* **WHAT YOU NEED TO DO**
Repeat each line of the material below exactly as it appears, minus any pictures.

* **SOURCE EXCERPT**
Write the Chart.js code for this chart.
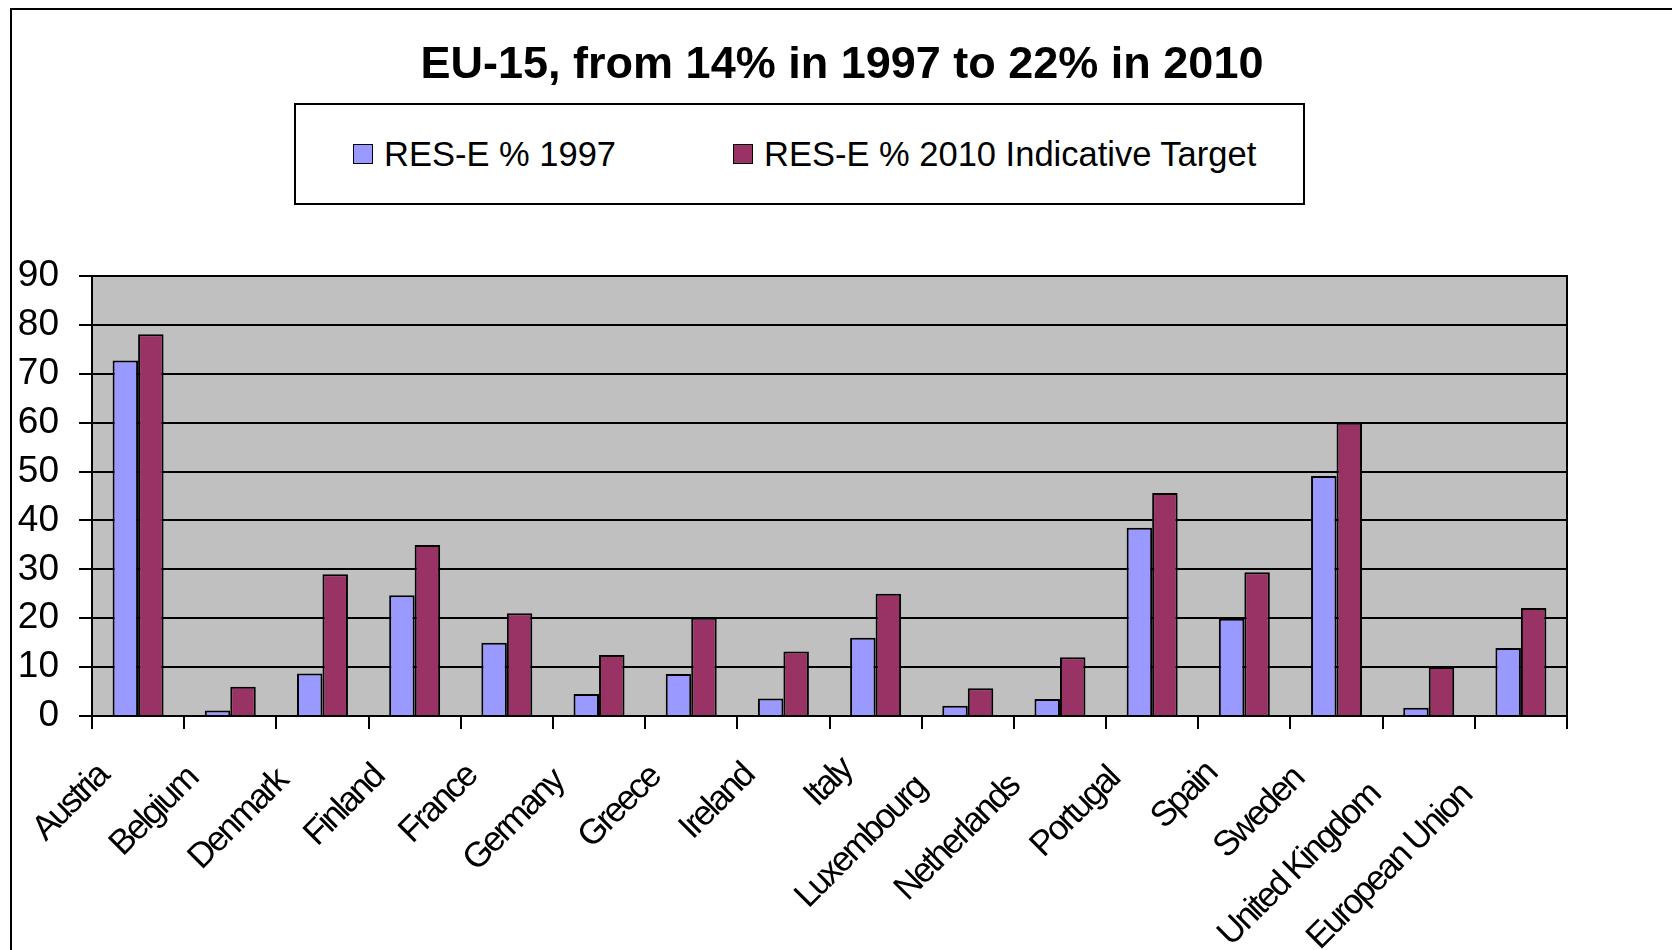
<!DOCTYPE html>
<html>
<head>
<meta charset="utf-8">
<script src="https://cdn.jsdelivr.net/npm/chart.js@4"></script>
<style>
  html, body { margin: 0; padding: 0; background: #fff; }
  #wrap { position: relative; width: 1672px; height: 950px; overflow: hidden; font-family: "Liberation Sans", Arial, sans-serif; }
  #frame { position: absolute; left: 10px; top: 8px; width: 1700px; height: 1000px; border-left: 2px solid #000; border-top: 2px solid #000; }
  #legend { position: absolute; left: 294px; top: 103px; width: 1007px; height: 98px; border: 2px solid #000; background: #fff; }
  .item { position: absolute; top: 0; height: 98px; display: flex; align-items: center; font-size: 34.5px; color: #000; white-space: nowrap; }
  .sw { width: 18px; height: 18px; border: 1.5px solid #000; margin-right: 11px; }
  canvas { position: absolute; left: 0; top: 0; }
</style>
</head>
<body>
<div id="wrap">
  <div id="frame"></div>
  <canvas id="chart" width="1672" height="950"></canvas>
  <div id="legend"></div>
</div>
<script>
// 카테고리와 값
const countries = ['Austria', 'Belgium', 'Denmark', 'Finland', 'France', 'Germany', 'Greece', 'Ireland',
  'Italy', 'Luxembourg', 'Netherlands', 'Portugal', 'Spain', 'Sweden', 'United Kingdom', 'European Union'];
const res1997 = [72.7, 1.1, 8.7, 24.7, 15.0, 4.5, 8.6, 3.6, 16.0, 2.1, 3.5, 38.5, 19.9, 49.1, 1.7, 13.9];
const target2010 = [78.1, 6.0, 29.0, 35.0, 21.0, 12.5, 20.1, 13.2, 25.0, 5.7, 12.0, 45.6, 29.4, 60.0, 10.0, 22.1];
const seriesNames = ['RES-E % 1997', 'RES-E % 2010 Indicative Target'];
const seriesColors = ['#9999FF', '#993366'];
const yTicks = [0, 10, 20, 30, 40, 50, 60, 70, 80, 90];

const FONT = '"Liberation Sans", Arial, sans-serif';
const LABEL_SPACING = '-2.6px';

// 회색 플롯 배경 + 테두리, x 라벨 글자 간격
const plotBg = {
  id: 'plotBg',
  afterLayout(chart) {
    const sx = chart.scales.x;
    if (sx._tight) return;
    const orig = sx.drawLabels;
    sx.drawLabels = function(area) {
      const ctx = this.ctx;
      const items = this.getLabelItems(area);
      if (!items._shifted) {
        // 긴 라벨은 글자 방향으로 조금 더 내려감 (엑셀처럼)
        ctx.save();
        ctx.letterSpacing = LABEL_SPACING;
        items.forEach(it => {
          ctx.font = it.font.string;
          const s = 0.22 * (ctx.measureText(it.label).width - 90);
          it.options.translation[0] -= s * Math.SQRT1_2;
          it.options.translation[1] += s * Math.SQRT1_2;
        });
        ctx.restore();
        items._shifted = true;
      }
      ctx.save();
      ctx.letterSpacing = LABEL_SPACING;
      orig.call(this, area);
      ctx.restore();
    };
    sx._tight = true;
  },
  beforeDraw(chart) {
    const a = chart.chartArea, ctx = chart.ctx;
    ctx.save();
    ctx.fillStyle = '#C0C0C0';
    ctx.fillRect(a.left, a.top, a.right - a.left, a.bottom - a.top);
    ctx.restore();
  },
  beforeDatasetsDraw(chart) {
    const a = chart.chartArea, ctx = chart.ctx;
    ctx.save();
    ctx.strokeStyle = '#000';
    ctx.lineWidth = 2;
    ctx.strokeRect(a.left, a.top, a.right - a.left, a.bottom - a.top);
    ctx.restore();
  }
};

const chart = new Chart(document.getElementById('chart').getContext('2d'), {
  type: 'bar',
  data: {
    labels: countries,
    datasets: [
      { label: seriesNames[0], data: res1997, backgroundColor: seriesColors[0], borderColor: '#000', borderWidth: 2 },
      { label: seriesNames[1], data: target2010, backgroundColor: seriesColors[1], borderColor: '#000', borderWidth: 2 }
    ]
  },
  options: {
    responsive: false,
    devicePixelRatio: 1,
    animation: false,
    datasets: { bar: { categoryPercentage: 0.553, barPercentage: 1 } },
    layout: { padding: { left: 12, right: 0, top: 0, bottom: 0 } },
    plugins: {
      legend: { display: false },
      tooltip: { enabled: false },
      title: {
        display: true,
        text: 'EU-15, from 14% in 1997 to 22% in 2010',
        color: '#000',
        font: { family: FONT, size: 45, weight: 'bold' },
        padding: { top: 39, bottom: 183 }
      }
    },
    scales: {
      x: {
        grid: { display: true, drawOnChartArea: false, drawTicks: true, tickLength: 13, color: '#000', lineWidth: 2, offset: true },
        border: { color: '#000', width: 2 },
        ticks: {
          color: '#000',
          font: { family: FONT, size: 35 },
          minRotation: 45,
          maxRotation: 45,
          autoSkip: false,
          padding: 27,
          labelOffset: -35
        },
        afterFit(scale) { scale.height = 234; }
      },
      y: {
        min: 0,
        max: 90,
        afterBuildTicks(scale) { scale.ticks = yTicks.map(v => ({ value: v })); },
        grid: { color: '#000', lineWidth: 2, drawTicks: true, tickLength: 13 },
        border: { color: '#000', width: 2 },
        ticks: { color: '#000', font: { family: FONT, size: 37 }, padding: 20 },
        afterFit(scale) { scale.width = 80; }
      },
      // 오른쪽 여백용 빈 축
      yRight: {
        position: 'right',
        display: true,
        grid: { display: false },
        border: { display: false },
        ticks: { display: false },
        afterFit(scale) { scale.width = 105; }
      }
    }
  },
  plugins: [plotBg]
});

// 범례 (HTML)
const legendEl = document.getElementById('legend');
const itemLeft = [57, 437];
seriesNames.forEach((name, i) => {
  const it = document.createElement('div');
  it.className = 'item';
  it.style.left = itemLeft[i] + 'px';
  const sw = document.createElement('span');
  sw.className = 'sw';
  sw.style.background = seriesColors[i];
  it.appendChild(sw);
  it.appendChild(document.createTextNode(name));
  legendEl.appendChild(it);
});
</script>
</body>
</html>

* **SOLUTION FOR THIS TASK**
Write the Chart.js code for this chart.
<!DOCTYPE html>
<html>
<head>
<meta charset="utf-8">
<script src="https://cdn.jsdelivr.net/npm/chart.js@4"></script>
<style>
  html, body { margin: 0; padding: 0; background: #fff; }
  #wrap { position: relative; width: 1672px; height: 950px; overflow: hidden; font-family: "Liberation Sans", Arial, sans-serif; }
  #frame { position: absolute; left: 10px; top: 8px; width: 1700px; height: 1000px; border-left: 2px solid #000; border-top: 2px solid #000; }
  #legend { position: absolute; left: 294px; top: 103px; width: 1007px; height: 98px; border: 2px solid #000; background: #fff; }
  .item { position: absolute; top: 0; height: 98px; display: flex; align-items: center; font-size: 34.5px; color: #000; white-space: nowrap; }
  .sw { width: 18px; height: 18px; border: 1.5px solid #000; margin-right: 11px; }
  canvas { position: absolute; left: 0; top: 0; }
</style>
</head>
<body>
<div id="wrap">
  <div id="frame"></div>
  <canvas id="chart" width="1672" height="950"></canvas>
  <div id="legend"></div>
</div>
<script>
// 카테고리와 값
const countries = ['Austria', 'Belgium', 'Denmark', 'Finland', 'France', 'Germany', 'Greece', 'Ireland',
  'Italy', 'Luxembourg', 'Netherlands', 'Portugal', 'Spain', 'Sweden', 'United Kingdom', 'European Union'];
const res1997 = [72.7, 1.1, 8.7, 24.7, 15.0, 4.5, 8.6, 3.6, 16.0, 2.1, 3.5, 38.5, 19.9, 49.1, 1.7, 13.9];
const target2010 = [78.1, 6.0, 29.0, 35.0, 21.0, 12.5, 20.1, 13.2, 25.0, 5.7, 12.0, 45.6, 29.4, 60.0, 10.0, 22.1];
const seriesNames = ['RES-E % 1997', 'RES-E % 2010 Indicative Target'];
const seriesColors = ['#9999FF', '#993366'];
const yTicks = [0, 10, 20, 30, 40, 50, 60, 70, 80, 90];

const FONT = '"Liberation Sans", Arial, sans-serif';
const LABEL_SPACING = '-2.6px';

// 회색 플롯 배경 + 테두리, x 라벨 글자 간격
const plotBg = {
  id: 'plotBg',
  afterLayout(chart) {
    const sx = chart.scales.x;
    if (sx._tight) return;
    const orig = sx.drawLabels;
    sx.drawLabels = function(area) {
      const ctx = this.ctx;
      const items = this.getLabelItems(area);
      if (!items._shifted) {
        // 긴 라벨은 글자 방향으로 조금 더 내려감 (엑셀처럼)
        ctx.save();
        ctx.letterSpacing = LABEL_SPACING;
        items.forEach(it => {
          ctx.font = it.font.string;
          const s = 0.22 * (ctx.measureText(it.label).width - 90);
          it.options.translation[0] -= s * Math.SQRT1_2;
          it.options.translation[1] += s * Math.SQRT1_2;
        });
        ctx.restore();
        items._shifted = true;
      }
      ctx.save();
      ctx.letterSpacing = LABEL_SPACING;
      orig.call(this, area);
      ctx.restore();
    };
    sx._tight = true;
  },
  beforeDraw(chart) {
    const a = chart.chartArea, ctx = chart.ctx;
    ctx.save();
    ctx.fillStyle = '#C0C0C0';
    ctx.fillRect(a.left, a.top, a.right - a.left, a.bottom - a.top);
    ctx.restore();
  },
  beforeDatasetsDraw(chart) {
    const a = chart.chartArea, ctx = chart.ctx;
    ctx.save();
    ctx.strokeStyle = '#000';
    ctx.lineWidth = 2;
    ctx.strokeRect(a.left, a.top, a.right - a.left, a.bottom - a.top);
    ctx.restore();
  }
};

const chart = new Chart(document.getElementById('chart').getContext('2d'), {
  type: 'bar',
  data: {
    labels: countries,
    datasets: [
      { label: seriesNames[0], data: res1997, backgroundColor: seriesColors[0], borderColor: '#000', borderWidth: 2 },
      { label: seriesNames[1], data: target2010, backgroundColor: seriesColors[1], borderColor: '#000', borderWidth: 2 }
    ]
  },
  options: {
    responsive: false,
    devicePixelRatio: 1,
    animation: false,
    datasets: { bar: { categoryPercentage: 0.553, barPercentage: 1 } },
    layout: { padding: { left: 12, right: 0, top: 0, bottom: 0 } },
    plugins: {
      legend: { display: false },
      tooltip: { enabled: false },
      title: {
        display: true,
        text: 'EU-15, from 14% in 1997 to 22% in 2010',
        color: '#000',
        font: { family: FONT, size: 45, weight: 'bold' },
        padding: { top: 39, bottom: 183 }
      }
    },
    scales: {
      x: {
        grid: { display: true, drawOnChartArea: false, drawTicks: true, tickLength: 13, color: '#000', lineWidth: 2, offset: true },
        border: { color: '#000', width: 2 },
        ticks: {
          color: '#000',
          font: { family: FONT, size: 35 },
          minRotation: 45,
          maxRotation: 45,
          autoSkip: false,
          padding: 27,
          labelOffset: -35
        },
        afterFit(scale) { scale.height = 234; }
      },
      y: {
        min: 0,
        max: 90,
        afterBuildTicks(scale) { scale.ticks = yTicks.map(v => ({ value: v })); },
        grid: { color: '#000', lineWidth: 2, drawTicks: true, tickLength: 13 },
        border: { color: '#000', width: 2 },
        ticks: { color: '#000', font: { family: FONT, size: 37 }, padding: 20 },
        afterFit(scale) { scale.width = 80; }
      },
      // 오른쪽 여백용 빈 축
      yRight: {
        position: 'right',
        display: true,
        grid: { display: false },
        border: { display: false },
        ticks: { display: false },
        afterFit(scale) { scale.width = 105; }
      }
    }
  },
  plugins: [plotBg]
});

// 범례 (HTML)
const legendEl = document.getElementById('legend');
const itemLeft = [57, 437];
seriesNames.forEach((name, i) => {
  const it = document.createElement('div');
  it.className = 'item';
  it.style.left = itemLeft[i] + 'px';
  const sw = document.createElement('span');
  sw.className = 'sw';
  sw.style.background = seriesColors[i];
  it.appendChild(sw);
  it.appendChild(document.createTextNode(name));
  legendEl.appendChild(it);
});
</script>
</body>
</html>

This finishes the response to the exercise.